• **Task brief**
Only the lines from the start of the data through the line with "import plotly.graph_objects as go" belong in the copy. Restate them word for word, minus the pictures.
____________
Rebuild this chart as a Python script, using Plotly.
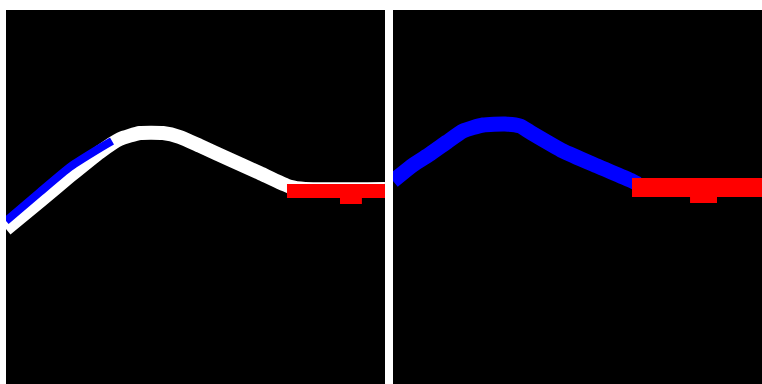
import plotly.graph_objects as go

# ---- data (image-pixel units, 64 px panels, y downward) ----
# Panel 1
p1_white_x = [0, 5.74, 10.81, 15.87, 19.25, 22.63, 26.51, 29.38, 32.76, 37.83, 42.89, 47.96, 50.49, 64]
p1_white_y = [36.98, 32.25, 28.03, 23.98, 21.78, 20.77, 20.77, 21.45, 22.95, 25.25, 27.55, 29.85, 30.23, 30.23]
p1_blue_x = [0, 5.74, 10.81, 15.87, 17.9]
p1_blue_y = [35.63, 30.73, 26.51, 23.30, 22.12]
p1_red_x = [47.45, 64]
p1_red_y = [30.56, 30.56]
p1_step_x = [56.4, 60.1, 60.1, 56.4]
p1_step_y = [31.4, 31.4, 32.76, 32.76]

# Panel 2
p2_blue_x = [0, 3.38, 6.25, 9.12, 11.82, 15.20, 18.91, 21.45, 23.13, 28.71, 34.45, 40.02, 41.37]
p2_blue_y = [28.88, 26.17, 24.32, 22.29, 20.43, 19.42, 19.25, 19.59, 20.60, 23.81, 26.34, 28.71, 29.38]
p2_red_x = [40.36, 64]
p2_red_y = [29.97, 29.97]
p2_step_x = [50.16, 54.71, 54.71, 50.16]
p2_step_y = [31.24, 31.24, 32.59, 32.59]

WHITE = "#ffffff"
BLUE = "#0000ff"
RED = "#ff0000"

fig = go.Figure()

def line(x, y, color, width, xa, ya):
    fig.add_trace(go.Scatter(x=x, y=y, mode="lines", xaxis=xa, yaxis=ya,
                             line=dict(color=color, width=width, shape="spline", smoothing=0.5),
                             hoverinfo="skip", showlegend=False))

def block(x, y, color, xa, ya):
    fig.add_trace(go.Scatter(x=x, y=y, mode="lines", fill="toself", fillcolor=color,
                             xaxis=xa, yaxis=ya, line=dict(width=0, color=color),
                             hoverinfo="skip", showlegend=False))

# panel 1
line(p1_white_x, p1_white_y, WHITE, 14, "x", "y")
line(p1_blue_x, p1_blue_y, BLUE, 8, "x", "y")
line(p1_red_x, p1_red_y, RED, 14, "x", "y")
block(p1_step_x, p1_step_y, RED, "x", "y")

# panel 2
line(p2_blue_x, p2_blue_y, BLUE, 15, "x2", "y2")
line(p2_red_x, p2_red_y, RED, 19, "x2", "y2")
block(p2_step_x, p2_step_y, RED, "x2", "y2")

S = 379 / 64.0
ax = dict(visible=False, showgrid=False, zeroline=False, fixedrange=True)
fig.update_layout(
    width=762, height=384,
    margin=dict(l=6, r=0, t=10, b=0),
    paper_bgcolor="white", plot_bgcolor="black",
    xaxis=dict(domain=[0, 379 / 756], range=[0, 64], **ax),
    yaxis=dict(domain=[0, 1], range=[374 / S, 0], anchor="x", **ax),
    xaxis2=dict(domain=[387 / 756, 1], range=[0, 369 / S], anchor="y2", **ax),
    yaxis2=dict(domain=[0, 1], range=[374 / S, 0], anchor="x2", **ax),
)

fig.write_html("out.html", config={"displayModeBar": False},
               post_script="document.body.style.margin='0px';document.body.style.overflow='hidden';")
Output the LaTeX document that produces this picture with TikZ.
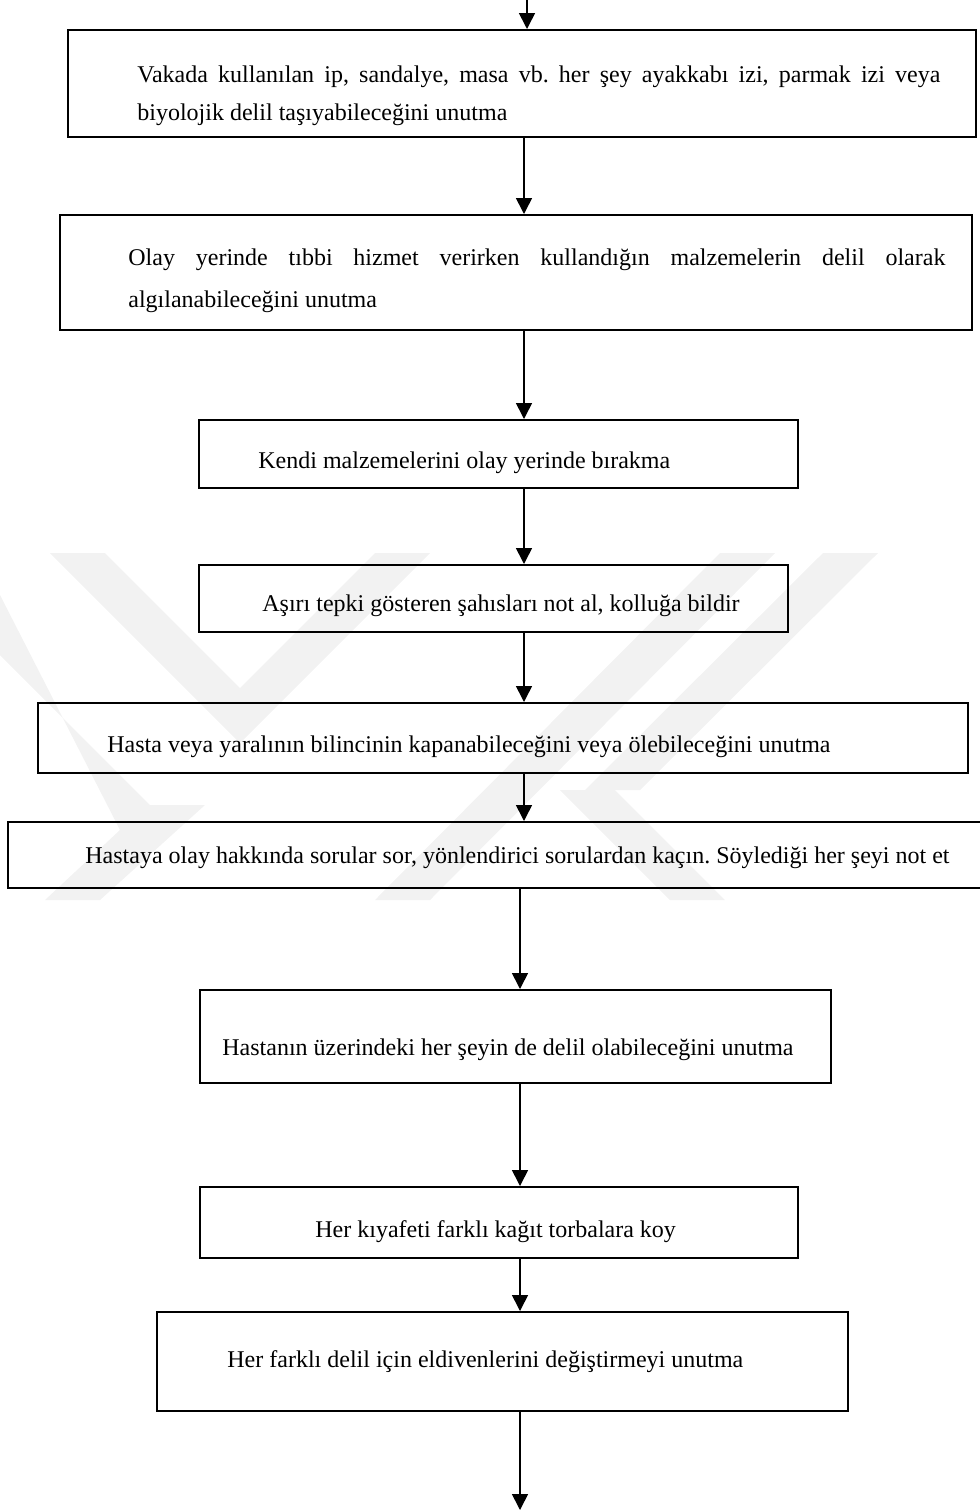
____________
• **Exercise result**
Rebuild this chart as a Python script, using Plotly.
import plotly.graph_objects as go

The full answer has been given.